Kabupaten Cirebon

Bahas Jam Masuk Sekolah dan Rombel 50 Siswa, Ini Hasil Bahtsul Masail LBMNU Jabar

Kamis, 28 Agustus 2025 | 20:00 WIB

Bahas Jam Masuk Sekolah dan Rombel 50 Siswa, Ini Hasil Bahtsul Masail LBMNU Jabar

Siswa sekolah (Foto: NU Online/freepik)

Cirebon, NU Online Jabar
Lembaga Bahtsul Masail Nahdlatul Ulama (LBMNU) Jawa Barat menggelar bahtsul masail di Pondok Pesantren KHAS Kempek, Cirebon, Kamis (21/8/2025). Kegiatan ini dilaksanakan dalam rangka Haul ke-36 KH Aqiel Siroj dan Harlah ke-65 Pondok Pesantren KHAS Kempek.
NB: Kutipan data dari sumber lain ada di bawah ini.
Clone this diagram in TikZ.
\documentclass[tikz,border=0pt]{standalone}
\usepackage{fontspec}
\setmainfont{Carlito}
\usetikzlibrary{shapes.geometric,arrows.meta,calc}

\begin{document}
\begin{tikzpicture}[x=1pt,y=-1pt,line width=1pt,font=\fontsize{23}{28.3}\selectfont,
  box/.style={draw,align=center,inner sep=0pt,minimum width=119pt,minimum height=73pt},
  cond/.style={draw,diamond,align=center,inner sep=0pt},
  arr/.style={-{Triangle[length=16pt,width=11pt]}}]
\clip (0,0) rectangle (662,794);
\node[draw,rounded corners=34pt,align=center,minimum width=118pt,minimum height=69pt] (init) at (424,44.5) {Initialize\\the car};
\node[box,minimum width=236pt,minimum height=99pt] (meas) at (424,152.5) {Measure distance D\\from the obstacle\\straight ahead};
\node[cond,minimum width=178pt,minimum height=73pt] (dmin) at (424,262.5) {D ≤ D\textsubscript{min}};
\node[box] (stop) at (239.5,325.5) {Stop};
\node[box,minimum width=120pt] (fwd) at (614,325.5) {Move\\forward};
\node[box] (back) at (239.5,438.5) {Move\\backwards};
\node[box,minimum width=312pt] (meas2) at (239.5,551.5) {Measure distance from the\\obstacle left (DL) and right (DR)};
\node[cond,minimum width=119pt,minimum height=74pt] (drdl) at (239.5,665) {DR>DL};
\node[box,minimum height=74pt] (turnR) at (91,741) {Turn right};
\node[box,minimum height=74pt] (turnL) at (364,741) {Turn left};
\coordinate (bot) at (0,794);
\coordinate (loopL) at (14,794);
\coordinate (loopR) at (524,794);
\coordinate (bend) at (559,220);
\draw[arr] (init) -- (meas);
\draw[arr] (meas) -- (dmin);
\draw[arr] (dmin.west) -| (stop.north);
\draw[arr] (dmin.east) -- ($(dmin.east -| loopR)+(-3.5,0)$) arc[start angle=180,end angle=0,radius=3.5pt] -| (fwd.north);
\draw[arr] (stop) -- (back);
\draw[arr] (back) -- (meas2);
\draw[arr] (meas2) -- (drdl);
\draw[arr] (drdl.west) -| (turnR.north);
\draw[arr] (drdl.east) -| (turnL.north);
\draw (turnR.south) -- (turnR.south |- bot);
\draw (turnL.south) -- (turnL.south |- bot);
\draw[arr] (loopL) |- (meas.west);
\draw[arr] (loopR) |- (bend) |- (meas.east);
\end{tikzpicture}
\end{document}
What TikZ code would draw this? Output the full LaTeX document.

Salah satu persoalan yang dibahas adalah kebijakan pendidikan Pemerintah Provinsi Jawa Barat terkait jam masuk sekolah pukul 06.30 WIB dalam sistem lima hari sekolah (five day school & early morning school) serta kebijakan rombongan belajar (rombel) dengan jumlah maksimal 50 siswa per kelas.

Deskripsi Masalah
Pemerintah Daerah Jawa Barat periode 2023–2025 mengeluarkan dua kebijakan pendidikan baru yang menuai polemik multidimensi. Peraturan pertama tentang jam sekolah yang tertuang dalam Surat Edaran nomor 58/PK.03/DISDIK tentang Jam Efektif pada Satuan Pendidikan di Provinsi Jawa Barat. Isi dari surat tersebut sebagai berikut:
•    PAUD/RA/TKLB: Masuk pukul 06.30 WIB (Senin-Kamis: minimal 195 menit; Jumat: 120 menit).
•    SD/MI/SDLB: Masuk pukul 06.30 WIB (Senin-Kamis: minimal 7 JP; Jumat: 4-6 JP).
•    SMP/MTs/SMPLB: Masuk pukul 06.30 WIB (Senin-Kamis: 8.5-8.75 JP; Jumat: 6 JP).
•    SMA/MA/SMLB & SMK/MAK: Masuk pukul 06.30 WIB (Senin-Kamis: 10-10.5 JP; Jumat: 6 JP).
1 JP = 35 menit (SD), 30 menit (SDLB);
1 JP = 40 menit (SMP), 35 menit (SMPLB);
1 JP = 45 menit (SMA/SMK), 40 menit (SMLB).


Peraturan ini diterapkan sebagai kompensasi dari libur pada hari Sabtu. “Kenapa jam 6.30? Karena itu kompensasi dari hari Sabtu yang libur," kata Gubernur Jawa Barat Dedi di Gedung Pakuan, Kota Bandung, Rabu (4/6/2025).

Kebijakan ini juga diklaim demi peningkatan efisiensi belajar siswa. “Jika masuk sekolah bisa lebih pagi, maka mereka dapat pulang lebih awal dan istirahat lebih cepat. Jadi hari Sabtu yang libur, daripada mereka terlalu siang (pulangnya) kan, lebih baik lebih pagi (masuknya) agar pulangnya tidak terlalu siang," ujar Dedi.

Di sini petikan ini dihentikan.